Defiance | For the Sun After Long Nights

The two books I read in succession for the first week of May.

Defiance is the first book I’ve read that was written and published after the fall of the Assad regime. Striking not only for its incredibly human and candid account, but also for the fact that it is written by someone whose father led Bassel al-Assad’s security team, and whose American boyfriend’s public execution at the hands of the Islamic State the world witnessed.

For the Sun After Long Nights is the first book I’ve read about Iran that veers away from the 1979 Revolution and focuses on the Woman, Life, Freedom movement (ignited by the death of Mahsa Amini, who was detained and beaten for not wearing her hijab according to the imposed religious dress code, and who died in state custody in 2022). In this collaboration between two Iranian journalists, chapters alternate between the points of view of Fatemeh Jamalpour, who joined and covered the protests in Iran, and Nilo Tabrizy, who reported from overseas on the violence and injustices committed by the Iranian government.

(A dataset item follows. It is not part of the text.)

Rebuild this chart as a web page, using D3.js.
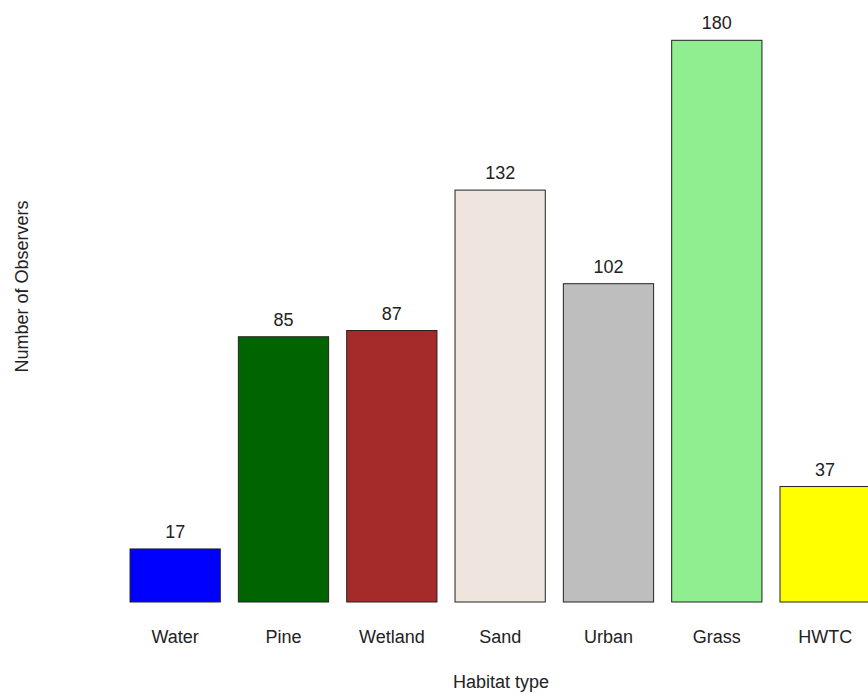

The books are remarkable works of journalism written by young women, but this is not the only similarity they share: 

Both shed light on the ethnic minorities of their respective countries, and reveal how these communities on the fringes of society are prone to abuse from the government because they do not get media exposure. Both books also emphasize how economic sanctions seldom achieve their goals and only affect those who do not have foreign bank accounts;

Both countries have had uprisings that were hijacked by Islamists, teaching their people tough lessons on revolutions that not everyone participating share the same idea of a nation’s future, but on the other hand, through a movement like Woman, Life, Freedom — the largest and most widespread uprising in Iran since the 1979 Revolution — learn that it is possible for everyone to come together for the same cause to shake up a regime and give it reason to be fearful of its demise.

The women in both books undergo rude awakenings to how oppression, especially towards women, trickles down from governments to communities and family units.

Most of all, the accounts are written because their writers believe in the power of documentation despite brutal consequences, and cling to the hope that documenting a government’s injustices is the first step towards ending it.

This made me ponder on our own country. This is what our journalists did during the Martial Law era when they defied censorship. But what did we do with those records? How easily we dismissed them during the last presidential election! Have we learned our lesson yet?